I replied, “Being Christians ourselves and being convinced by your proposal, we don’t believe we will be around to publish your book!” I never heard from him again.
Unfortunately, this isn’t the only crazy stuff I’ve heard. In fact, I probably get at least one proposal a month that makes me shake my head in disbelief.
Therefore, let me save your proposal from a one-way trip to the trash can. If you are trying to get a publisher (or an agent) to take your proposal seriously, there are at least ten things you should never say:
1. God told me to write this book.
2. God told me to contact you.
3. My book is destined to be a bestseller.
4. My book is perfect for Oprah.
5. My book is very similar to [insert the name of the latest mega-bestseller].

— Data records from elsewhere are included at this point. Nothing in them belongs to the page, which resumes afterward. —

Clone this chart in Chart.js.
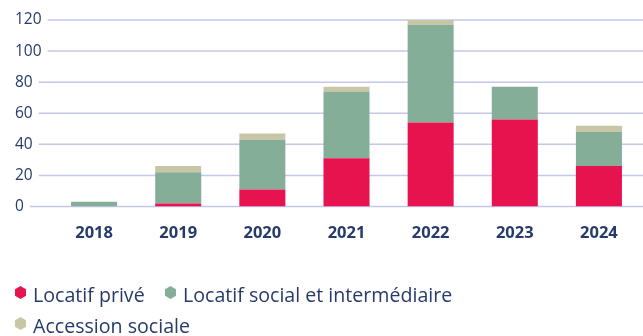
<!DOCTYPE html>
<html>
<head>
<meta charset="utf-8">
<script src="https://cdn.jsdelivr.net/npm/chart.js@4/dist/chart.umd.min.js"></script>
<style>
  html, body { margin: 0; padding: 0; background: #ffffff; }
  #wrap { position: relative; width: 643px; height: 336px; overflow: hidden; }
  #legend { position: absolute; left: 0; top: 0; width: 643px; height: 336px; pointer-events: none;
            font-family: "Open Sans", sans-serif; font-size: 19.6px; color: #263a6b; }
  .lg-text { position: absolute; white-space: nowrap; line-height: 19px; }
  .lg-hex { position: absolute; width: 11px; height: 13px;
            clip-path: polygon(50% 0, 100% 25%, 100% 75%, 50% 100%, 0 75%, 0 25%); }
</style>
</head>
<body>
<div id="wrap">
  <canvas id="chart" width="643" height="336"></canvas>
  <div id="legend"></div>
</div>
<script>
// Logements par année et par type de financement
const years = ['2018', '2019', '2020', '2021', '2022', '2023', '2024'];
const locatifPrive = [0, 2, 11, 31, 54, 56, 26];
const locatifSocial = [3, 20, 32, 43, 63, 21, 22];
const accessionSociale = [0, 4, 4, 3, 3, 0, 4];
const yTickValues = [0, 20, 40, 60, 80, 100, 120];

const seriesLabels = ['Locatif privé', 'Locatif social et intermédiaire', 'Accession sociale'];
const seriesColors = ['#e6134f', '#85ae98', '#c9c6a7'];

const TEXT = '#263a6b';
const GRID = '#c4c7e8';
const TICK_FONT = { family: '"Open Sans", sans-serif', size: 15.5, weight: 'normal' };

// Horizontal guides that start just after each y label and run to the right edge
const guideLines = {
  id: 'guideLines',
  beforeDatasetsDraw(chart) {
    const { ctx, scales: { y } } = chart;
    ctx.save();
    ctx.font = `${TICK_FONT.weight} ${TICK_FONT.size}px ${TICK_FONT.family}`;
    ctx.strokeStyle = GRID;
    ctx.lineWidth = 1.5;
    y.ticks.forEach(t => {
      const py = y.getPixelForValue(t.value);
      const w = ctx.measureText(String(t.label)).width;
      ctx.beginPath();
      ctx.moveTo(y.left + w + 6, py);
      ctx.lineTo(chart.width, py);
      ctx.stroke();
    });
    ctx.restore();
  }
};

const datasets = [locatifPrive, locatifSocial, accessionSociale].map((data, i) => ({
  label: seriesLabels[i],
  data,
  backgroundColor: seriesColors[i],
  borderWidth: 0,
  categoryPercentage: 1,
  barPercentage: 0.547
}));

new Chart(document.getElementById('chart'), {
  type: 'bar',
  data: { labels: years, datasets },
  options: {
    responsive: false,
    animation: false,
    devicePixelRatio: 1,
    layout: { padding: { left: 15, right: 2, top: 20, bottom: 0 } },
    plugins: { legend: { display: false }, tooltip: { enabled: false } },
    scales: {
      x: {
        stacked: true,
        grid: { display: false, drawTicks: false },
        border: { display: false },
        ticks: { color: TEXT, padding: 17, font: { family: '"Open Sans", sans-serif', size: 16.5, weight: 'bold' } },
        afterFit(scale) { scale.height = 129.5; }
      },
      y: {
        stacked: true,
        min: 0,
        max: 120,
        afterBuildTicks(scale) { scale.ticks = yTickValues.map(v => ({ value: v })); },
        grid: { display: false, drawTicks: false },
        border: { display: false },
        ticks: { color: TEXT, padding: 0, crossAlign: 'far', font: TICK_FONT },
        afterFit(scale) { scale.width = 37; }
      }
    }
  },
  plugins: [guideLines]
});

// Legend drawn as HTML: two items on the first row, one on the second
const legendLayout = [
  { hexX: 15, textX: 33, top: 285 },
  { hexX: 165, textX: 183, top: 285 },
  { hexX: 15, textX: 33, top: 316 }
];
const legend = document.getElementById('legend');
seriesLabels.forEach((label, i) => {
  const pos = legendLayout[i];
  const hex = document.createElement('div');
  hex.className = 'lg-hex';
  hex.style.left = pos.hexX + 'px';
  hex.style.top = (pos.top + 1) + 'px';
  hex.style.background = seriesColors[i];
  legend.appendChild(hex);
  const txt = document.createElement('div');
  txt.className = 'lg-text';
  txt.style.left = pos.textX + 'px';
  txt.style.top = pos.top + 'px';
  txt.textContent = label;
  legend.appendChild(txt);
});
</script>
</body>
</html>
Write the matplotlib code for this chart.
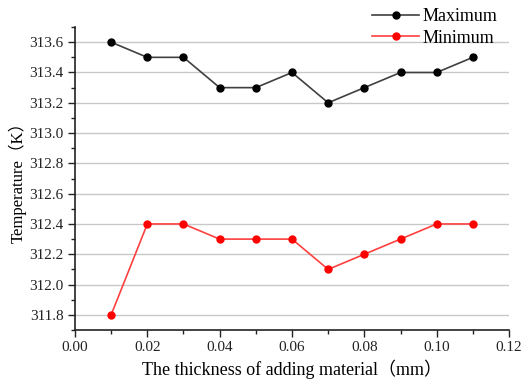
import matplotlib
matplotlib.use("Agg")
import matplotlib.pyplot as plt
from matplotlib.ticker import MultipleLocator, FormatStrFormatter

thickness = [0.01, 0.02, 0.03, 0.04, 0.05, 0.06, 0.07, 0.08, 0.09, 0.10, 0.11]
maximum = [313.6, 313.5, 313.5, 313.3, 313.3, 313.4, 313.2, 313.3, 313.4, 313.4, 313.5]
minimum = [311.8, 312.4, 312.4, 312.3, 312.3, 312.3, 312.1, 312.2, 312.3, 312.4, 312.4]

fam = ['Liberation Serif', 'Noto Sans CJK SC']
plt.rcParams['font.family'] = fam

fig = plt.figure(figsize=(5.31, 3.81), dpi=100)
ax = fig.add_axes([0.1412, 0.1339, 0.8174, 0.7951])

ax.plot(thickness, maximum, color='#404040', lw=1.2, marker='o', ms=5,
        mfc='black', mec='black', label='Maximum', zorder=3)
ax.plot(thickness, minimum, color='#ff4040', lw=1.2, marker='o', ms=5,
        mfc='red', mec='red', label='Minimum', zorder=3)

ax.set_xlim(0, 0.12)
ax.set_ylim(311.7, 313.7)
ax.xaxis.set_major_locator(MultipleLocator(0.02))
ax.xaxis.set_minor_locator(MultipleLocator(0.01))
ax.yaxis.set_major_locator(MultipleLocator(0.2))
ax.yaxis.set_minor_locator(MultipleLocator(0.1))
ax.xaxis.set_major_formatter(FormatStrFormatter('%.2f'))
ax.yaxis.set_major_formatter(FormatStrFormatter('%.1f'))

ax.grid(axis='y', which='major', color='#c8c8c8', lw=1.0, zorder=0)
ax.set_axisbelow(True)

for s in ['top', 'right']:
    ax.spines[s].set_visible(False)
for s in ['left', 'bottom']:
    ax.spines[s].set_linewidth(1.2)
    ax.spines[s].set_color('#222222')

ax.tick_params(which='major', direction='out', length=5, width=1, labelsize=11, colors='#222222')
ax.tick_params(which='minor', direction='out', length=3, width=1, colors='#222222')
ax.tick_params(axis='x', pad=3)
ax.tick_params(axis='y', pad=3)

ax.set_xlabel('The thickness of adding material（mm）', fontsize=13, labelpad=4)
ax.set_ylabel('Temperature（K）', fontsize=12, labelpad=2)

leg = ax.legend(loc='upper left', bbox_to_anchor=(0.685, 1.062), frameon=False,
                fontsize=13, handlelength=2.6, handletextpad=0.2, labelspacing=0.25,
                borderaxespad=0, borderpad=0)

fig.savefig('out.png', dpi=100)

6. There is nothing like my book in the marketplace.
7. This is a multi-million dollar opportunity. I hope you are smart enough to see it.
8. I will only share my book idea with you after you sign a confidentiality agreement.
9. I don’t care about the money; I just want to help people.
10. You probably won’t publish my book, because most of what you publish is fluff.
If you want to write a good query letter, start by reading The Writers Digest Guide To Query Letters. Then just apply a little common sense.